A Power of Attorney is used during a person’s lifetime. Once a person has died, any Power of Attorney which he/she has granted is void, and all matters regarding the deceased’s estate are then subject to the terms of the deceased’s Will.
The person named to act on behalf of another under a Power of Attorney is called an “attorney”, the meaning of that term being akin to “representative” or “decision maker”. When choosing an attorney, a number of factors should be taken into account. Do you trust the person implicitly? Is the person willing to take on this task? Would they be available if called upon to act? Are they close enough geographically? (Anyone out of province may be required to post a bond equivalent to the value of your assets.) Do they have the level of sophistication necessary to handle your various financial matters? Will they expect to be compensated? How many attorneys do you want to name? Do you have an alternate to your first choice? Do you want the Power of Attorney to be effective from the moment it is signed, or only upon incapacity?
A trust company can also be appointed to act under a Power of Attorney. However, trust companies require that the grantor of the Power of Attorney first meet a financial threshold. Trust companies charge fees for acting under a Power of Attorney, as can anyone, and such fees are calculated based upon the value of your estate and the management which they provide.

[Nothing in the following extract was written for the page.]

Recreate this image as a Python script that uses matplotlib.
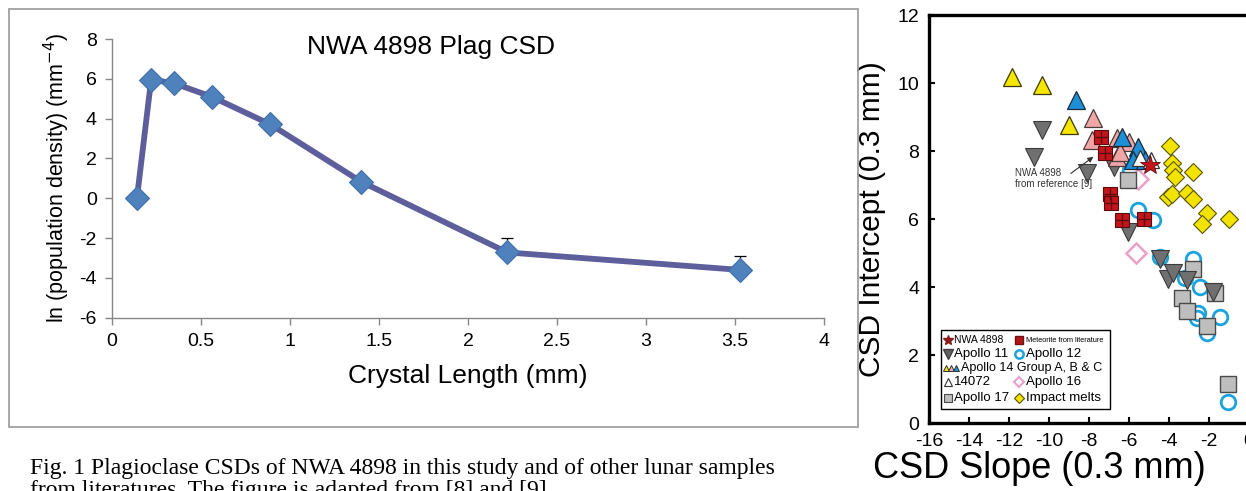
import matplotlib
matplotlib.use("Agg")
import matplotlib.pyplot as plt
from matplotlib.patches import Rectangle

# ---------------- Left panel data ----------------
crystal_length = [0.14, 0.22, 0.35, 0.56, 0.89, 1.40, 2.22, 3.53]
ln_density = [0.0, 5.96, 5.77, 5.10, 3.71, 0.83, -2.72, -3.60]
err_up = [0, 0, 0, 0, 0, 0, 0.70, 0.68]
left_xticks = [0, 0.5, 1, 1.5, 2, 2.5, 3, 3.5, 4]
left_xticklabels = ["0", "0.5", "1", "1.5", "2", "2.5", "3", "3.5", "4"]
left_yticks = [-6, -4, -2, 0, 2, 4, 6, 8]

# ---------------- Right panel data ----------------
a14A_x = [-11.86, -10.37, -8.98]
a14A_y = [10.19, 9.94, 8.76]
a14B_x = [-7.78, -7.87, -6.62, -5.98, -6.62, -6.45]
a14B_y = [8.96, 8.32, 8.37, 8.27, 7.83, 7.97]
a14C_x = [-8.65, -6.37, -5.57, -5.82, -5.20]
a14C_y = [9.50, 8.42, 8.13, 7.75, 7.74]
s14072_x = [-5.45, -4.92]
s14072_y = [7.78, 7.75]
a11_x = [-10.37, -10.75, -8.08, -6.73, -6.03, -4.45, -4.03, -3.78, -3.12, -1.78]
a11_y = [8.63, 7.83, 7.34, 7.54, 5.63, 4.81, 4.23, 4.42, 4.21, 3.86]
a12_x = [-5.95, -5.53, -4.78, -4.45, -2.78, -3.20, -2.45, -2.53, -2.62, -1.45, -2.12, -1.03]
a12_y = [7.44, 6.26, 5.97, 4.89, 4.81, 4.26, 4.01, 3.24, 3.08, 3.11, 2.64, 0.61]
a17_x = [-6.03, -2.78, -3.37, -3.12, -2.12, -1.70, -1.03]
a17_y = [7.15, 4.52, 3.67, 3.29, 2.86, 3.83, 1.15]
a16_x = [-5.53, -5.65]
a16_y = [7.17, 4.99]
impact_x = [-3.95, -3.87, -3.78, -3.70, -2.78, -4.03, -3.87, -3.12, -2.82, -2.12, -2.37, -0.98]
impact_y = [8.15, 7.64, 7.44, 7.25, 7.39, 6.66, 6.75, 6.77, 6.58, 6.19, 5.85, 6.00]
met_x = [-7.42, -7.20, -6.95, -6.92, -6.37, -5.23]
met_y = [8.40, 7.95, 6.75, 6.48, 5.97, 6.00]
nwa_x = [-4.95]
nwa_y = [7.59]
right_xticks = [-16, -14, -12, -10, -8, -6, -4, -2, 0]
right_yticks = [0, 2, 4, 6, 8, 10, 12]

W, H = 1246, 491
plt.rcParams['font.family'] = ['Liberation Sans', 'DejaVu Sans']
plt.rcParams['axes.unicode_minus'] = False
fig = plt.figure(figsize=(W / 100, H / 100), dpi=100)
fig.patch.set_facecolor('white')


def fx(px):
    return px / W


def fy(py):
    return 1 - py / H


# Border around left panel
fig.patches.append(Rectangle((fx(9), fy(427)), fx(858) - fx(9), fy(9) - fy(427),
                             transform=fig.transFigure, fill=False,
                             edgecolor='#A0A0A0', lw=1.3))

# ---------------- Left axes ----------------
axL = fig.add_axes([fx(112), fy(317.7), fx(824) - fx(112), fy(39) - fy(317.7)])
axL.set_xlim(0, 4)
axL.set_ylim(-6, 8)
axL.errorbar(crystal_length, ln_density, yerr=[[0] * len(err_up), err_up],
             fmt='none', ecolor='black', elinewidth=0.9, capsize=4, capthick=0.9, zorder=2)
axL.plot(crystal_length, ln_density, color='#5E5E9C', lw=4.2, zorder=3,
         solid_joinstyle='round')
axL.plot(crystal_length, ln_density, linestyle='none', marker='D', ms=12.5,
         markerfacecolor='#4F81BD', markeredgecolor='#3F6FA8', mew=0.8, zorder=4)
for s in ['top', 'right']:
    axL.spines[s].set_visible(False)
for s in ['left', 'bottom']:
    axL.spines[s].set_color('#868686')
    axL.spines[s].set_linewidth(1.0)
axL.set_xticks(left_xticks)
axL.set_xticklabels(left_xticklabels)
axL.set_yticks(left_yticks)
axL.tick_params(direction='out', length=5, width=1, color='#868686',
                labelsize=14, pad=6)
axL.set_xlabel('Crystal Length (mm)', fontsize=19, labelpad=10)
axL.set_ylabel('ln (population density) (mm$^{-4}$)', fontsize=15.5, labelpad=5)
fig.text(fx(431), fy(47), 'NWA 4898 Plag CSD', fontsize=19, ha='center', va='center')

fig.text(fx(30), fy(474), 'Fig. 1 Plagioclase CSDs of NWA 4898 in this study and of other lunar samples',
         family='Liberation Serif', fontsize=17, va='baseline', ha='left')
fig.text(fx(30), fy(496), 'from literatures. The figure is adapted from [8] and [9].',
         family='Liberation Serif', fontsize=17, va='baseline', ha='left')

# ---------------- Right axes ----------------
axR = fig.add_axes([fx(929), fy(423), fx(1249) - fx(929), fy(15) - fy(423)])
axR.set_xlim(-16, 0)
axR.set_ylim(0, 12)

axR.plot(a12_x, a12_y, 'o', ms=10.5, mfc='none', mec='#1BA3DD', mew=2.0, zorder=3)
axR.plot(impact_x, impact_y, 'D', ms=9.5, mfc='#F2E400', mec='#5A5400', mew=0.8, zorder=3)
axR.plot(a16_x, a16_y, 'D', ms=10, mfc='white', mec='#EAA0C8', mew=1.8, zorder=3)
axR.plot(a17_x, a17_y, 's', ms=11, mfc='#BEBEBE', mec='#4A4A4A', mew=1.0, zorder=4)
axR.plot(a11_x, a11_y, 'v', ms=12.5, mfc='#707070', mec='#3A3A3A', mew=0.8, zorder=4)
axR.plot(a14A_x, a14A_y, '^', ms=12.5, mfc='#F5E600', mec='#3A3A00', mew=0.9, zorder=5)
axR.plot(a14B_x, a14B_y, '^', ms=12.5, mfc='#F0A6A6', mec='#4A3A3A', mew=0.9, zorder=5)
axR.plot(a14C_x, a14C_y, '^', ms=12.5, mfc='#1E8FD5', mec='#1A2A3A', mew=0.9, zorder=5)
axR.plot(s14072_x, s14072_y, '^', ms=12, mfc='white', mec='#333333', mew=0.9, zorder=5)
axR.plot(met_x, met_y, 's', ms=10, mfc='#C4141C', mec='#5A0A0A', mew=0.8, zorder=6)
axR.plot(met_x, met_y, '+', ms=9, mec='#5A0A0A', mew=1.0, zorder=7)
axR.plot(nwa_x, nwa_y, '*', ms=15, mfc='#C8141C', mec='#600A0A', mew=0.6, zorder=8)

axR.annotate('', xy=(-7.78, 7.83), xytext=(-8.91, 7.34),
             arrowprops=dict(arrowstyle='-|>', color='#333333', lw=0.8,
                             mutation_scale=8, shrinkA=0, shrinkB=0), zorder=9)
axR.text(-11.7, 7.50, 'NWA 4898\nfrom reference [9]', fontsize=7, color='#333333',
         va='top', ha='left', linespacing=1.15, zorder=9)

for s in ['top', 'left', 'bottom', 'right']:
    axR.spines[s].set_linewidth(2.4)
    axR.spines[s].set_color('black')
axR.set_xticks(right_xticks)
axR.set_yticks(right_yticks)
axR.tick_params(direction='in', length=4, width=1.5, labelsize=14, pad=7)
axR.set_ylabel('CSD Intercept (0.3 mm)', fontsize=21.5, labelpad=8)
fig.text(fx(1039), fy(469), 'CSD Slope (0.3 mm)', fontsize=26, ha='center', va='center')

# Legend box (manual, two columns, third row spanning)
T = axR.transAxes


def ax_x(px):
    return (px - 929) / 320


def ax_y(py):
    return (423 - py) / 408


axR.add_patch(Rectangle((ax_x(941), ax_y(409)), ax_x(1110) - ax_x(941), ax_y(330) - ax_y(409),
                        transform=T, facecolor='white', edgecolor='black', lw=1.0, zorder=10))
rows = [340, 354, 368, 382, 398]
c1m, c1t, c2m, c2t = 948, 954, 1019, 1026
lk = dict(transform=T, zorder=11, clip_on=False)
axR.plot([ax_x(c1m)], [ax_y(rows[0])], '*', ms=7, mfc='#8B1A1A', mec='#8B1A1A', **lk)
axR.text(ax_x(c1t), ax_y(rows[0]), 'NWA 4898', fontsize=7.5, va='center', transform=T, zorder=11)
axR.plot([ax_x(c2m)], [ax_y(rows[0])], 's', ms=5.5, mfc='#B01818', mec='#701010', **lk)
axR.text(ax_x(c2t), ax_y(rows[0]), 'Meteorite from literature', fontsize=5.3, va='center',
         transform=T, zorder=11)
axR.plot([ax_x(c1m)], [ax_y(rows[1])], 'v', ms=6.5, mfc='#606060', mec='#404040', **lk)
axR.text(ax_x(c1t), ax_y(rows[1]), 'Apollo 11', fontsize=9.5, va='center', transform=T, zorder=11)
axR.plot([ax_x(c2m)], [ax_y(rows[1])], 'o', ms=6, mfc='none', mec='#1BA3DD', mew=1.8, **lk)
axR.text(ax_x(c2t), ax_y(rows[1]), 'Apollo 12', fontsize=9.5, va='center', transform=T, zorder=11)
for px, col in zip([946, 951, 956], ['#F5E600', '#F0A6A6', '#1E8FD5']):
    axR.plot([ax_x(px)], [ax_y(rows[2])], '^', ms=4.8, mfc=col, mec='#333333', mew=0.7, **lk)
axR.text(ax_x(961), ax_y(rows[2]), 'Apollo 14 Group A, B & C', fontsize=9.0, va='center',
         transform=T, zorder=11)
axR.plot([ax_x(c1m)], [ax_y(rows[3])], '^', ms=6, mfc='white', mec='#333333', mew=0.8, **lk)
axR.text(ax_x(c1t), ax_y(rows[3]), '14072', fontsize=9.5, va='center', transform=T, zorder=11)
axR.plot([ax_x(c2m)], [ax_y(rows[3])], 'D', ms=5.5, mfc='white', mec='#EAA0C8', mew=1.5, **lk)
axR.text(ax_x(c2t), ax_y(rows[3]), 'Apollo 16', fontsize=9.5, va='center', transform=T, zorder=11)
axR.plot([ax_x(c1m)], [ax_y(rows[4])], 's', ms=6, mfc='#BEBEBE', mec='#4A4A4A', mew=0.8, **lk)
axR.text(ax_x(c1t), ax_y(rows[4]), 'Apollo 17', fontsize=9.5, va='center', transform=T, zorder=11)
axR.plot([ax_x(c2m)], [ax_y(rows[4])], 'D', ms=5, mfc='#F2E400', mec='#5A5400', mew=0.8, **lk)
axR.text(ax_x(c2t), ax_y(rows[4]), 'Impact melts', fontsize=9.5, va='center', transform=T, zorder=11)

fig.savefig('out.png', dpi=100)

An attorney who charges fees is held, in law, to a higher standard of care than those who do not receive compensation. The compensated attorney must exercise the degree of care, diligence and skill that is required of a person in the business of managing the property of others while an uncompensated attorney is held to the lesser standard of care of a person of ordinary prudence conducting his or her own affairs.
Attorneys are subject to certain restrictions and obligations which are imposed, both under the common law and under statute pursuant to the Substitute Decisions Act (Ontario). An attorney must not allow his or her own personal interests to conflict with those of the donor and an attorney cannot, among other things, make a gift or dispose of the donor’s property for the benefit of anyone but the donor. The Attorney also cannot delegate his or her authority under the Power of Attorney to perform acts which are personal to the donor (such as swearing an affidavit).

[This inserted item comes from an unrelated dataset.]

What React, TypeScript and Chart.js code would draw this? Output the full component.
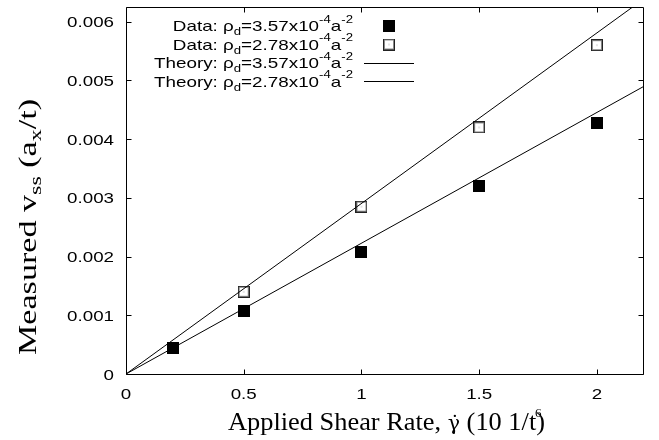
import { useEffect, useRef } from "react";
import { Chart, registerables } from "chart.js";

Chart.register(...registerables);

// ---- data ----
const xTicks = [0, 0.5, 1, 1.5, 2];
const xTickLabels = ["0", "0.5", "1", "1.5", "2"];
const yTicks = [0, 0.001, 0.002, 0.003, 0.004, 0.005, 0.006];
const yTickLabels = ["0", "0.001", "0.002", "0.003", "0.004", "0.005", "0.006"];

// Data: rho_d = 3.57e-4 (filled squares)
const shearA = [0.2, 0.5, 1, 1.5, 2];
const velA = [0.00044, 0.00108, 0.00208, 0.0032, 0.00428];
// Data: rho_d = 2.78e-4 (open squares)
const shearB = [0.5, 1, 1.5, 2];
const velB = [0.0014, 0.00285, 0.0042, 0.0056];
// Theory lines (end points)
const theoryX = [0, 2.2];
const theoryA = [0, 0.0049];
const theoryB = [0, 0.00639];

const legendLabels = ["Data: ", "Data: ", "Theory: ", "Theory: "];
const legendDensity = ["3.57", "2.78", "3.57", "2.78"];

const X_MIN = 0;
const X_MAX = 2.2;
const Y_MIN = 0;
const Y_MAX = 0.00625;

const SANS = '"Liberation Sans", Arial, sans-serif';
const SERIF = '"Liberation Serif", "Times New Roman", serif';
const GREEK = '"DejaVu Serif", serif';

type Seg = { t: string; k?: "sub" | "sup"; f?: string; s?: number };

function segFont(size: number, family: string, seg: Seg) {
  let s = seg.k ? size * 0.7 : size;
  if (seg.s) s *= seg.s;
  return `${s}px ${seg.f || family}`;
}
function measureRich(ctx: CanvasRenderingContext2D, segs: Seg[], size: number, family: string) {
  let w = 0;
  for (const s of segs) {
    ctx.font = segFont(size, family, s);
    w += ctx.measureText(s.t).width;
  }
  return w;
}
function drawRich(
  ctx: CanvasRenderingContext2D,
  segs: Seg[],
  x: number,
  y: number,
  size: number,
  family: string,
  sx: number,
  align: "left" | "right" | "center",
  subDy = 0.22,
  supDy = 0.5
) {
  const w = measureRich(ctx, segs, size, family);
  ctx.save();
  ctx.translate(x, y);
  ctx.scale(sx, 1);
  let cx = align === "right" ? -w : align === "center" ? -w / 2 : 0;
  ctx.textAlign = "left";
  ctx.textBaseline = "alphabetic";
  for (const s of segs) {
    ctx.font = segFont(size, family, s);
    const dy = s.k === "sub" ? size * subDy : s.k === "sup" ? -size * supDy : 0;
    ctx.fillText(s.t, cx, dy);
    cx += ctx.measureText(s.t).width;
  }
  ctx.restore();
}

function makeFilled() {
  const c = document.createElement("canvas");
  c.width = 12;
  c.height = 12;
  const g = c.getContext("2d")!;
  g.fillStyle = "#000";
  g.fillRect(0, 0, 12, 12);
  return c;
}
function makeOpen() {
  const c = document.createElement("canvas");
  c.width = 12;
  c.height = 12;
  const g = c.getContext("2d")!;
  g.fillStyle = "#fff";
  g.fillRect(0, 0, 12, 12);
  g.strokeStyle = "#222";
  g.lineWidth = 1;
  g.strokeRect(0.5, 0.5, 11, 11);
  g.strokeStyle = "#8a8a8a";
  g.strokeRect(1.5, 1.5, 9, 9);
  g.fillStyle = "#999";
  g.fillRect(5.5, 5.5, 1, 1);
  return c;
}

export default function App() {
  const ref = useRef<HTMLCanvasElement | null>(null);

  useEffect(() => {
    const canvas = ref.current;
    if (!canvas) return;
    const filledImg = makeFilled();
    const openImg = makeOpen();

    const overlay = {
      id: "overlay",
      afterDraw(chart: any) {
        const { ctx, chartArea: a, scales } = chart;
        const L = Math.round(a.left) + 0.5;
        const R = Math.round(a.right) - 0.5;
        const T = Math.round(a.top) + 0.5;
        const B = Math.round(a.bottom) + 0.5;
        ctx.save();
        ctx.strokeStyle = "#000";
        ctx.lineWidth = 1;
        ctx.beginPath();
        ctx.moveTo(L, T);
        ctx.lineTo(R, T);
        ctx.lineTo(R, B);
        ctx.lineTo(L, B);
        ctx.closePath();
        const tl = 5;
        for (const v of xTicks) {
          const px = Math.round(scales.x.getPixelForValue(v)) + 0.5;
          ctx.moveTo(px, B);
          ctx.lineTo(px, B - tl);
          ctx.moveTo(px, T);
          ctx.lineTo(px, T + tl);
        }
        for (const v of yTicks) {
          const py = Math.round(scales.y.getPixelForValue(v)) + 0.5;
          ctx.moveTo(L, py);
          ctx.lineTo(L + tl, py);
          ctx.moveTo(R, py);
          ctx.lineTo(R - tl, py);
        }
        ctx.stroke();

        ctx.fillStyle = "#000";
        const tsx = 1.25;
        // tick labels
        yTicks.forEach((v, i) => {
          const py = scales.y.getPixelForValue(v);
          drawRich(ctx, [{ t: yTickLabels[i] }], 114, py + 5.5, 15, SANS, tsx, "right");
        });
        xTicks.forEach((v, i) => {
          const px = scales.x.getPixelForValue(v);
          drawRich(ctx, [{ t: xTickLabels[i] }], px, 399, 15, SANS, tsx, "center");
        });

        // legend
        const rowsY = [26, 44.5, 63, 81.5];
        const segsFor = (i: number): Seg[] => [
          { t: legendLabels[i] + "ρ" },
          { t: "d", k: "sub" },
          { t: "=" + legendDensity[i] + "x10" },
          { t: "-4", k: "sup" },
          { t: "a" },
          { t: "-2", k: "sup" },
        ];
        const refW = measureRich(ctx, segsFor(2), 15, SANS);
        const lsx = 199 / refW;
        rowsY.forEach((y, i) => {
          drawRich(ctx, segsFor(i), 353, y + 5.2, 15, SANS, lsx, "right", 0.28, 0.55);
        });
        ctx.drawImage(filledImg, 383, 20);
        ctx.drawImage(openImg, 383, 38.5);
        ctx.beginPath();
        ctx.moveTo(364, 63.5);
        ctx.lineTo(414, 63.5);
        ctx.moveTo(364, 81.5);
        ctx.lineTo(414, 81.5);
        ctx.stroke();

        // y title
        const ySegs: Seg[] = [
          { t: "Measured v" },
          { t: "ss", k: "sub" },
          { t: " (a" },
          { t: "x", k: "sub" },
          { t: "/t)" },
        ];
        const yw = measureRich(ctx, ySegs, 25, SERIF);
        ctx.save();
        ctx.translate(36, 227);
        ctx.rotate(-Math.PI / 2);
        drawRich(ctx, ySegs, 0, 0, 25, SERIF, 256 / yw, "center", 0.2, 0.45);
        ctx.restore();

        // x title
        const xSegs: Seg[] = [
          { t: "Applied Shear Rate, " },
          { t: "γ\u0307", f: GREEK, s: 0.78 },
          { t: " (10 1/t)" },
        ];
        const xw = measureRich(ctx, xSegs, 25, SERIF);
        drawRich(ctx, xSegs, 228, 430, 25, SERIF, 317 / xw, "left");
        ctx.font = `13px ${SERIF}`;
        ctx.textAlign = "left";
        ctx.fillText("6", 535, 417);
        ctx.restore();
      },
    };

    const chart = new Chart(canvas, {
      type: "scatter",
      data: {
        datasets: [
          {
            type: "line",
            label: "Theory: ρd=3.57x10-4a-2",
            data: theoryX.map((x, i) => ({ x, y: theoryA[i] })),
            borderColor: "#000",
            borderWidth: 1,
            pointRadius: 0,
            fill: false,
            tension: 0,
          },
          {
            type: "line",
            label: "Theory: ρd=2.78x10-4a-2",
            data: theoryX.map((x, i) => ({ x, y: theoryB[i] })),
            borderColor: "#000",
            borderWidth: 1,
            pointRadius: 0,
            fill: false,
            tension: 0,
          },
          {
            label: "Data: ρd=3.57x10-4a-2",
            data: shearA.map((x, i) => ({ x, y: velA[i] })),
            pointStyle: filledImg as any,
            pointRadius: 6,
            showLine: false,
          },
          {
            label: "Data: ρd=2.78x10-4a-2",
            data: shearB.map((x, i) => ({ x, y: velB[i] })),
            pointStyle: openImg as any,
            pointRadius: 6,
            showLine: false,
          },
        ],
      } as any,
      options: {
        responsive: false,
        animation: false,
        events: [],
        layout: { padding: { top: 5, right: 15, left: 0, bottom: 0 } },
        plugins: { legend: { display: false }, tooltip: { enabled: false } },
        scales: {
          x: {
            type: "linear",
            min: X_MIN,
            max: X_MAX,
            grid: { display: false },
            border: { display: false },
            ticks: { display: false },
            afterBuildTicks: (s: any) => {
              s.ticks = xTicks.map((v) => ({ value: v }));
            },
            afterFit: (s: any) => {
              s.height = 66;
            },
          },
          y: {
            type: "linear",
            min: Y_MIN,
            max: Y_MAX,
            grid: { display: false },
            border: { display: false },
            ticks: { display: false },
            afterBuildTicks: (s: any) => {
              s.ticks = yTicks.map((v) => ({ value: v }));
            },
            afterFit: (s: any) => {
              s.width = 126;
            },
          },
        },
      } as any,
      plugins: [overlay],
    });
    return () => chart.destroy();
  }, []);

  return (
    <div style={{ position: "fixed", left: 0, top: 0, width: 659, height: 440, background: "#fff" }}>
      <canvas ref={ref} width={659} height={440} style={{ width: 659, height: 440, display: "block" }} />
    </div>
  );
}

The need for Powers of Attorney will only increase over time as the “boomer” generation ages. The prudent thing is to make arrangements now, while still healthy, for someone to manage both our financial and our health care matters, should we ever become unable to do so ourselves. A family faced with having to assist an incapacitated family member, without a valid Power of Attorney, will face significant delays and expense in providing proper care and assistance. With the advice of experienced professionals, Powers of Attorney can be easily prepared in order to plan for your future care.